Heaven and earth converge, not above the huddle, but within it.
Here is the meeting place. Not the temple. Not the future. Not a perfected version of ourselves.
Here. This circle. This huddle.
“They Were Yours, and You Gave Them to Me” (17:6–8)
Jesus speaks of his disciples as gifts.
Not projects.
Not possessions.
Gifts.
They belong first to the Creator. Jesus receives them, loves them, and prepares to release them.
What if the people in our lives, spouses, children, friends, coworkers, are not interruptions, but entrusted gifts?
We belong before we achieve. Life is a gift before it is a task. Love is never earned. It is received and passed along.
Kept, Not Removed (17:9–13)
Jesus does not ask for removal from the world. He asks that they be kept within it (17:11–12).
Kept steady.
Kept aligned.
Kept whole.
This is not protection from pain. It is coherence within it.
Here joy enters.
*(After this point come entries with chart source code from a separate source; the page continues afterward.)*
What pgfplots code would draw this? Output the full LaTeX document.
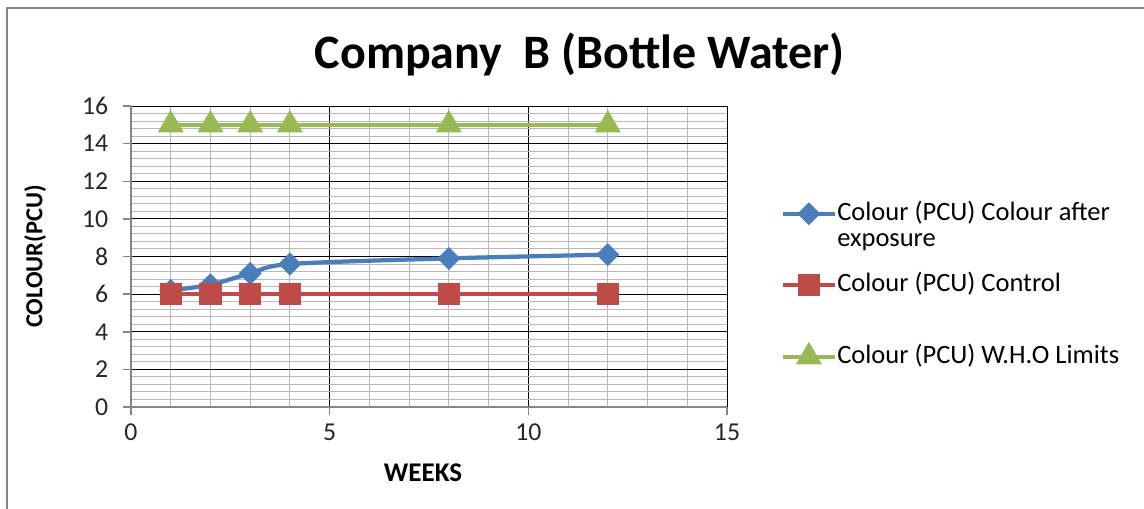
\documentclass[border=0pt]{standalone}
\usepackage{fontspec}
\setmainfont{Carlito}
\usepackage{pgfplots}
\pgfplotsset{compat=1.18}
\definecolor{sblue}{HTML}{4A7EBB}
\definecolor{sred}{HTML}{BE4B48}
\definecolor{sgreen}{HTML}{98B954}
\definecolor{framegray}{HTML}{868686}
\begin{document}
\begin{tikzpicture}[x=0.4pt,y=0.4pt]
\useasboundingbox (-131,-101) rectangle (1013,407);
\draw[framegray, line width=0.8pt] (-124,-110) -- (-124,399) -- (1020,399);
\begin{axis}[
    scale only axis,
    width=238.4pt, height=120.4pt,
    at={(0,0)}, anchor=south west,
    xmin=0, xmax=15, ymin=0, ymax=16,
    xtick={0,5,10,15}, ytick={0,2,...,16},
    minor x tick num=4, minor y tick num=4,
    grid=both,
    major grid style={black, line width=0.4pt},
    minor grid style={black!28, line width=0.4pt},
    axis lines=left,
    axis line style={-, framegray, line width=0.6pt},
    tick align=outside,
    major tick length=3.2pt, minor tick length=0pt,
    tick style={framegray, line width=0.6pt},
    ticklabel style={font=\fontsize{10.3}{12}\selectfont, text=black!85},
    yticklabel style={xshift=-2.4pt},
    /pgf/number format/assume math mode=true,
    title={Company\ \ B (Bottle Water)},
    title style={font=\fontsize{19.2}{22}\selectfont\bfseries,
        at={(axis description cs:0.753,1.122)}, anchor=center},
    xlabel={WEEKS}, ylabel={COLOUR(PCU)},
    label style={font=\fontsize{9.8}{11}\selectfont\bfseries},
    xlabel style={font=\fontsize{10.8}{12}\selectfont\bfseries,
        at={(axis description cs:0.49,-0.219)}, anchor=center},
    ylabel style={at={(axis description cs:-0.161,0.5)}, anchor=center},
    legend style={at={(axis description cs:1.089,0.681)}, anchor=north west,
        draw=none, fill=none, inner sep=0pt, row sep=19.6pt,
        font=\fontsize{10.6}{11.2}\selectfont,
        nodes={inner sep=0pt, text height=7pt, text depth=2pt}},
    legend cell align=left,
    legend image code/.code={
        \draw[mark repeat=2, mark phase=2, #1]
            plot coordinates {(0pt,0pt) (10.5pt,0pt) (21pt,0pt)};},
]
\addplot[sblue, line width=1.7pt, smooth, mark=square*,
    mark size=2.4pt, mark options={rotate=45, fill=sblue, draw=sblue}]
coordinates {(1,6.2) (2,6.5) (3,7.1) (4,7.6) (8,7.9) (12,8.1)};
\addlegendentry{\smash{\begin{tabular}[t]{@{}l@{}}Colour (PCU) Colour after\\[-0.6pt]exposure\end{tabular}}}

\addplot[sred, line width=1.7pt, mark=square*,
    mark size=3.6pt, mark options={fill=sred, draw=sred}]
coordinates {(1,6) (2,6) (3,6) (4,6) (8,6) (12,6)};
\addlegendentry{Colour (PCU) Control}

\addplot[sgreen, line width=1.7pt, mark=triangle*,
    mark size=4.3pt, mark options={fill=sgreen, draw=sgreen}]
coordinates {(1,15) (2,15) (3,15) (4,15) (8,15) (12,15)};
\addlegendentry{Colour (PCU) W.H.O Limits}
\end{axis}
\end{tikzpicture}
\end{document}
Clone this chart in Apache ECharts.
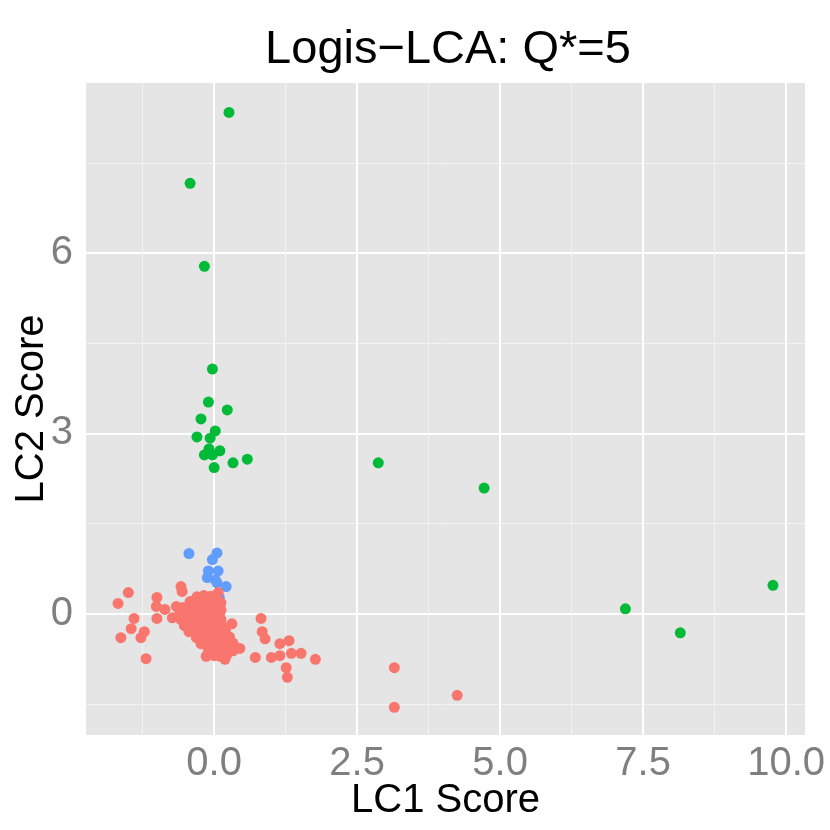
<!DOCTYPE html>
<html>
<head>
<meta charset="utf-8">
<script src="https://cdn.jsdelivr.net/npm/echarts@6/dist/echarts.min.js"></script>
<style>html,body{margin:0;padding:0;background:#fff;}#c{width:830px;height:830px;}</style>
</head>
<body>
<div id="c"></div>
<script>
// ---- data (LC1 score, LC2 score) ----
const classRed = [
  [-1.50,0.35],[-1.68,0.17],[-1.40,-0.08],[-1.45,-0.25],[-1.63,-0.40],[-1.22,-0.30],[-1.28,-0.40],[-1.19,-0.75],
  [-1.00,0.27],[-1.01,0.12],[-1.00,-0.08],[-0.86,0.07],[-0.66,0.12],[-0.73,-0.07],[-0.58,0.45],[-0.56,0.37],
  [0.07,0.35],[0.31,-0.17],[0.45,-0.58],[-0.14,-0.71],[0.19,-0.76],[0.82,-0.08],[0.84,-0.30],[0.89,-0.42],
  [0.72,-0.73],[1.00,-0.73],[1.15,-0.50],[1.31,-0.45],[1.15,-0.70],[1.35,-0.66],[1.26,-0.90],[1.28,-1.06],
  [1.52,-0.66],[1.77,-0.76],[3.15,-0.90],[3.15,-1.56],[4.25,-1.36],
  [-0.30,0.28],[-0.18,0.30],[-0.06,0.29],
  [-0.42,0.20],[-0.30,0.21],[-0.17,0.19],[-0.05,0.20],[0.06,0.21],[0.12,0.18],
  [-0.54,0.10],[-0.42,0.11],[-0.30,0.09],[-0.17,0.10],[-0.05,0.11],[0.06,0.09],[0.12,0.06],
  [-0.60,0.01],[-0.48,0.00],[-0.35,-0.01],[-0.23,0.01],[-0.10,0.00],[0.02,-0.01],[0.10,0.01],
  [-0.58,-0.10],[-0.45,-0.09],[-0.33,-0.11],[-0.21,-0.10],[-0.09,-0.09],[0.03,-0.11],[0.12,-0.10],
  [-0.52,-0.20],[-0.40,-0.21],[-0.28,-0.19],[-0.16,-0.20],[-0.03,-0.21],[0.07,-0.19],[0.15,-0.22],
  [-0.44,-0.30],[-0.31,-0.29],[-0.19,-0.31],[-0.07,-0.30],[0.05,-0.29],[0.14,-0.31],[0.20,-0.28],
  [-0.31,-0.40],[-0.19,-0.41],[-0.07,-0.39],[0.05,-0.40],[0.16,-0.41],[0.27,-0.39],
  [-0.23,-0.50],[-0.10,-0.51],[0.02,-0.49],[0.13,-0.50],[0.24,-0.51],[0.33,-0.49],
  [-0.10,-0.60],[0.02,-0.61],[0.14,-0.59],[0.25,-0.60],[0.33,-0.62],
  [0.00,-0.70],[0.11,-0.71],[0.22,-0.69]
];
const classGreen = [
  [0.26,8.34],[-0.42,7.16],[-0.17,5.78],[-0.03,4.07],[-0.10,3.52],[0.23,3.39],[-0.23,3.24],[0.02,3.04],
  [-0.30,2.94],[-0.07,2.92],[-0.09,2.74],[-0.17,2.64],[-0.03,2.64],[0.10,2.71],[0.33,2.51],[0.58,2.57],
  [0.00,2.43],[2.87,2.51],[4.72,2.09],[7.19,0.08],[8.15,-0.32],[9.77,0.47]
];
const classBlue = [
  [-0.44,1.00],[0.05,1.01],[-0.03,0.90],[-0.10,0.71],[0.07,0.71],[-0.12,0.60],[0.02,0.56],[0.05,0.51],
  [0.21,0.45],[0.09,0.27]
];
const xTicks = [0, 2.5, 5, 7.5, 10];
const xMinor = [-1.25, 1.25, 3.75, 6.25, 8.75];
const yTicks = [0, 3, 6];
const yMinor = [-1.5, 1.5, 4.5, 7.5];

const chart = echarts.init(document.getElementById('c'));
const FONT = 'Liberation Sans';
const gridLines = [];
xMinor.forEach(v => gridLines.push({xAxis: v, lineStyle: {color: '#F2F2F2', width: 1}}));
yMinor.forEach(v => gridLines.push({yAxis: v, lineStyle: {color: '#F2F2F2', width: 1}}));
xTicks.forEach(v => gridLines.push({xAxis: v, lineStyle: {color: '#FFFFFF', width: 2}}));
yTicks.forEach(v => gridLines.push({yAxis: v, lineStyle: {color: '#FFFFFF', width: 2}}));

chart.setOption({
  animation: false,
  title: {
    text: 'Logis\u2212LCA: Q*=5',
    left: 443, top: 22, textAlign: 'center',
    textStyle: {fontFamily: FONT, fontSize: 47, fontWeight: 'normal', color: '#000'}
  },
  grid: {left: 86, right: 25, top: 83, bottom: 95, show: true, backgroundColor: '#E5E5E5', borderWidth: 0,
    containLabel: false, outerBoundsMode: 'none'},
  xAxis: {
    type: 'value', min: -2.24, max: 10.33,
    name: 'LC1 Score', nameLocation: 'middle', nameGap: 46, nameMoveOverlap: false,
    nameTextStyle: {fontFamily: FONT, fontSize: 40, color: '#000'},
    axisLine: {show: false},
    axisTick: {show: true, customValues: xTicks, length: 6, lineStyle: {color: '#7F7F7F', width: 1.5}},
    axisLabel: {customValues: xTicks, margin: 9, fontFamily: FONT, fontSize: 40, color: '#7F7F7F',
      hideOverlap: false, formatter: v => v.toFixed(1)},
    splitLine: {show: false}
  },
  yAxis: {
    type: 'value', min: -2.02, max: 8.83,
    name: 'LC2 Score', nameLocation: 'middle', nameGap: 34, nameRotate: 90, nameMoveOverlap: false,
    nameTextStyle: {fontFamily: FONT, fontSize: 40, color: '#000'},
    axisLine: {show: false},
    axisTick: {show: true, customValues: yTicks, length: 6, lineStyle: {color: '#7F7F7F', width: 1.5}},
    axisLabel: {customValues: yTicks, margin: 13, fontFamily: FONT, fontSize: 40, color: '#7F7F7F',
      formatter: v => String(v)},
    splitLine: {show: false}
  },
  series: [
    {
      type: 'scatter', data: [], z: 1, silent: true,
      markLine: {silent: true, symbol: ['none', 'none'], z: 1, label: {show: false},
        lineStyle: {type: 'solid'}, emphasis: {disabled: true}, data: gridLines}
    },
    {type: 'scatter', name: 'blue', data: classBlue, symbolSize: 11, z: 3, itemStyle: {color: '#619CFF', opacity: 1}},
    {type: 'scatter', name: 'red', data: classRed, symbolSize: 11, z: 3, itemStyle: {color: '#F8766D', opacity: 1}},
    {type: 'scatter', name: 'green', data: classGreen, symbolSize: 11, z: 3, itemStyle: {color: '#00BA38', opacity: 1}}
  ]
});
</script>
</body>
</html>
Not happiness or ease, but complete joy (17:13). The joy that comes from living aligned with who we are and what we were made for.
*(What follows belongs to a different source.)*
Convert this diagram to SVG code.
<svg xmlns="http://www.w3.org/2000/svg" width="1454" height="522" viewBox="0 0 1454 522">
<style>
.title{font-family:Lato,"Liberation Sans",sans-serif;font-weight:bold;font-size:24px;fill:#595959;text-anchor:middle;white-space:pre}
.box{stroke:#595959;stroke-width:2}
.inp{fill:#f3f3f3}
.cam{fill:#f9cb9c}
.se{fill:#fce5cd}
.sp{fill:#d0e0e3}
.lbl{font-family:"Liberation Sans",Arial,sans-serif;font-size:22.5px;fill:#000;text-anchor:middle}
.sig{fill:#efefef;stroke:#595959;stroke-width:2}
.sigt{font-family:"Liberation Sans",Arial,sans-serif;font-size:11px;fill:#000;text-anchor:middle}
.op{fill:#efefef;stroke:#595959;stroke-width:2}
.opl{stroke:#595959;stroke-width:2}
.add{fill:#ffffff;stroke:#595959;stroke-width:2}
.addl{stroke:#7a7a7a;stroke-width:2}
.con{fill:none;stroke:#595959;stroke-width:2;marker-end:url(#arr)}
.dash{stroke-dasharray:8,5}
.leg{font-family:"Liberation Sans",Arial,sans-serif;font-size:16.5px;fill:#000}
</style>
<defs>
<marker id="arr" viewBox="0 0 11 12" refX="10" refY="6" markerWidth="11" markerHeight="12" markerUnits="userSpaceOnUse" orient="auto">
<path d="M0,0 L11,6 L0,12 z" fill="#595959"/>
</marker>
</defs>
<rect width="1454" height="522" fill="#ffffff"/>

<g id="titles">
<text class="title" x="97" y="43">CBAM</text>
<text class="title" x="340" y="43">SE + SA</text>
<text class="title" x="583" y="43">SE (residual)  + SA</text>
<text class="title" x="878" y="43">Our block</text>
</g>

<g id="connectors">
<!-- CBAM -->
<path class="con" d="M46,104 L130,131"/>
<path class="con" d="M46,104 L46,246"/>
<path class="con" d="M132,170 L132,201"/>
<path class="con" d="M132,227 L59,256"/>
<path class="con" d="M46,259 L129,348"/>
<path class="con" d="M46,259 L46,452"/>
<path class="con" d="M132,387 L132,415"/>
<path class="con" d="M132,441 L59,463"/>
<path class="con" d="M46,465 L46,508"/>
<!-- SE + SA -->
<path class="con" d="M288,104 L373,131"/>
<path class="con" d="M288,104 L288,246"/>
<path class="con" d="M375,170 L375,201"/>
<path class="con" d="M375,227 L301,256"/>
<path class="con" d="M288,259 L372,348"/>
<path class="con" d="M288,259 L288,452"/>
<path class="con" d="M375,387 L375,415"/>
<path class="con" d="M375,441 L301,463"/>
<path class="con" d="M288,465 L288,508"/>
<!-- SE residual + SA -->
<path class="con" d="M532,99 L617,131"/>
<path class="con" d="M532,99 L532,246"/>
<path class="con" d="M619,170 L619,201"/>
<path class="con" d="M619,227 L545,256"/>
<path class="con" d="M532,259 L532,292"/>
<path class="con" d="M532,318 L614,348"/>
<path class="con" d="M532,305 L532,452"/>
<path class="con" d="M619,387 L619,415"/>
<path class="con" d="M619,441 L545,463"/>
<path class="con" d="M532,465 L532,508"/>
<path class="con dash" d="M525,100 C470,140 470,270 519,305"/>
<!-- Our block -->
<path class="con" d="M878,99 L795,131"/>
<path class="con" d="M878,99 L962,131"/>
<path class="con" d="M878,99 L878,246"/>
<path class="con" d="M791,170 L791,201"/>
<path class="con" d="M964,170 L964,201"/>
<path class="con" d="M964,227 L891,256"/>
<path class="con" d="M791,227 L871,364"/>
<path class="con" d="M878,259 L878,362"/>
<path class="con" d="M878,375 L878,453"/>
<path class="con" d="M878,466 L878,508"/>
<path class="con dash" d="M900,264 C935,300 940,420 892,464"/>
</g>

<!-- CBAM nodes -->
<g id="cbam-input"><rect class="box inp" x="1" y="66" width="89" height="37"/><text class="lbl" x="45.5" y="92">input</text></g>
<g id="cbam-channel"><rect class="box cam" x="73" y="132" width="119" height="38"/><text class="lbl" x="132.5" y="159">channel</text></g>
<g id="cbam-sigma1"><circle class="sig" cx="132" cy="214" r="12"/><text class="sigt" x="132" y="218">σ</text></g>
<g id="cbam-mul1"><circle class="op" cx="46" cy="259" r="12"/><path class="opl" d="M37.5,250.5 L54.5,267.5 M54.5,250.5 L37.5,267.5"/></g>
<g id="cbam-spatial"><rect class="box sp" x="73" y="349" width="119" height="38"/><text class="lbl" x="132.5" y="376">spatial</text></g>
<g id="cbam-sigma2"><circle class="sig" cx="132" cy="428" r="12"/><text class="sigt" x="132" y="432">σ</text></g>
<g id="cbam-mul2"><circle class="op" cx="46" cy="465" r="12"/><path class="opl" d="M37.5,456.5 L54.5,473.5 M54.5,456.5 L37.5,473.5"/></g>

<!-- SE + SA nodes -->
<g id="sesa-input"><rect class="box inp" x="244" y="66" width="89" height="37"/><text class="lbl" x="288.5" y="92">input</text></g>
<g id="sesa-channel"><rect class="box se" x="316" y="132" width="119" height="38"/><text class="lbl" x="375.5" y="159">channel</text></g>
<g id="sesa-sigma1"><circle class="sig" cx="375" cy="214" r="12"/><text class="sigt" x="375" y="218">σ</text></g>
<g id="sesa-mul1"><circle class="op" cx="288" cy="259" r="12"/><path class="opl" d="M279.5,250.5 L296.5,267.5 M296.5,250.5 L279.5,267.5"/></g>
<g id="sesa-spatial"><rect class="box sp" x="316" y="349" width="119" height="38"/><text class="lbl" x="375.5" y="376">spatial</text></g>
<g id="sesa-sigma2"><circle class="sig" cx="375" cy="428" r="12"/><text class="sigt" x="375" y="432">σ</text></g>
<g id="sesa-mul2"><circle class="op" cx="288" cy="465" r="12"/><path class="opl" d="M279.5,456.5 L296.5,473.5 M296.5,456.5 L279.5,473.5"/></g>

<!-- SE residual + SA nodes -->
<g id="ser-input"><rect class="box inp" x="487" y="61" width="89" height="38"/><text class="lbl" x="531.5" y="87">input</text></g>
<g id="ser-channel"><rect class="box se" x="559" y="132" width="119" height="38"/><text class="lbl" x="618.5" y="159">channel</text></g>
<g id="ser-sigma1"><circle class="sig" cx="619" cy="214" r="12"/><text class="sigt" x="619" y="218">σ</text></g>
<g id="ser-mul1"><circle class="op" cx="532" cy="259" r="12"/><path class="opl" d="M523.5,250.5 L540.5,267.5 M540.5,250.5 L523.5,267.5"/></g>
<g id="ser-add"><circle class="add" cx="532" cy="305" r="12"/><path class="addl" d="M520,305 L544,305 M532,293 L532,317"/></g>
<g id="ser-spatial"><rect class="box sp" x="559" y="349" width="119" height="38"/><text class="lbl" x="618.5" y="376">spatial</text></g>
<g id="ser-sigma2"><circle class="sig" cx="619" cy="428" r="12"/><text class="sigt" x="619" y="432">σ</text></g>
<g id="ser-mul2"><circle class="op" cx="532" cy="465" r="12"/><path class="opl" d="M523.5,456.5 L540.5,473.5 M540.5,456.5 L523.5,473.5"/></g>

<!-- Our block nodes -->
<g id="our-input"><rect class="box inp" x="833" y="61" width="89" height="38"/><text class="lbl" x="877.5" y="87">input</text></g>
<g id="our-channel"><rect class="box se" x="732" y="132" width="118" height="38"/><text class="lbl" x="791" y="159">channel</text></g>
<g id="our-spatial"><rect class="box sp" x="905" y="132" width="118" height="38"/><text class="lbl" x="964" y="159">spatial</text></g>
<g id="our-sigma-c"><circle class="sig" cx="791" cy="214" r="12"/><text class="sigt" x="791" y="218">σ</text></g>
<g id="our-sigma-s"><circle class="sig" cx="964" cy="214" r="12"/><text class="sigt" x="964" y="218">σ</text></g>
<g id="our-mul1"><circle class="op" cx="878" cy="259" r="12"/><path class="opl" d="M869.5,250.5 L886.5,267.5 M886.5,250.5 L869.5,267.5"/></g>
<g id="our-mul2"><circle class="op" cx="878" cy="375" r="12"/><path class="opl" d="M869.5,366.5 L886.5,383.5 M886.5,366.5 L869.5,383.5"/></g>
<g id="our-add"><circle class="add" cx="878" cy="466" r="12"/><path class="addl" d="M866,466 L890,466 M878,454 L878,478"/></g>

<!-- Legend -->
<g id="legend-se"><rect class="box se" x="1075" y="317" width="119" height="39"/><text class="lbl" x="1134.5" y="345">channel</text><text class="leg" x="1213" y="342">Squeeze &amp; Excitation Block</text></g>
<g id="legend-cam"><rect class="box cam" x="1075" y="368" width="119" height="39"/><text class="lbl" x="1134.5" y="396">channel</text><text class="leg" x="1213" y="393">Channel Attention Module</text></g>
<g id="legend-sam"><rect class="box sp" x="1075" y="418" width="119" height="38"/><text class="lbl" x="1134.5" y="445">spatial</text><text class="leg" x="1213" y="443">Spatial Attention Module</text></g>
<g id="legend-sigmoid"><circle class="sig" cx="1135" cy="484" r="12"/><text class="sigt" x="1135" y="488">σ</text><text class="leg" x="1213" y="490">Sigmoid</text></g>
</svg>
This feels less like farewell and more like commencement.
Practice is over. The huddle breaks. The first play is about to begin.
What does being kept look like for you, not rescued, not fixed, but steadied?
Still Being Spoken
The huddle was not the game. It prepared us to enter it.
That is what this prayer feels like. A gathering before release. A naming before sending. A reminder of who we are just before life tests us.
John preserves this prayer so we can hear it. And maybe so we can imagine it still being spoken.
Over ordinary lives. Over imperfect people. Over us.
The noise fades. Time grows quiet. And the invitation remains.
You do not need to resolve your questions first. You do not need to fix your story. You do not need to know what comes next.
Read the prayer again.
It does not ask who is right. It does not ask who is worthy.
It gathers everyone close. And then it begins.
This is the glimpse I’ve been given, through John’s words and my own walk through loss and light.
What might it feel like to hear this prayer spoken over you?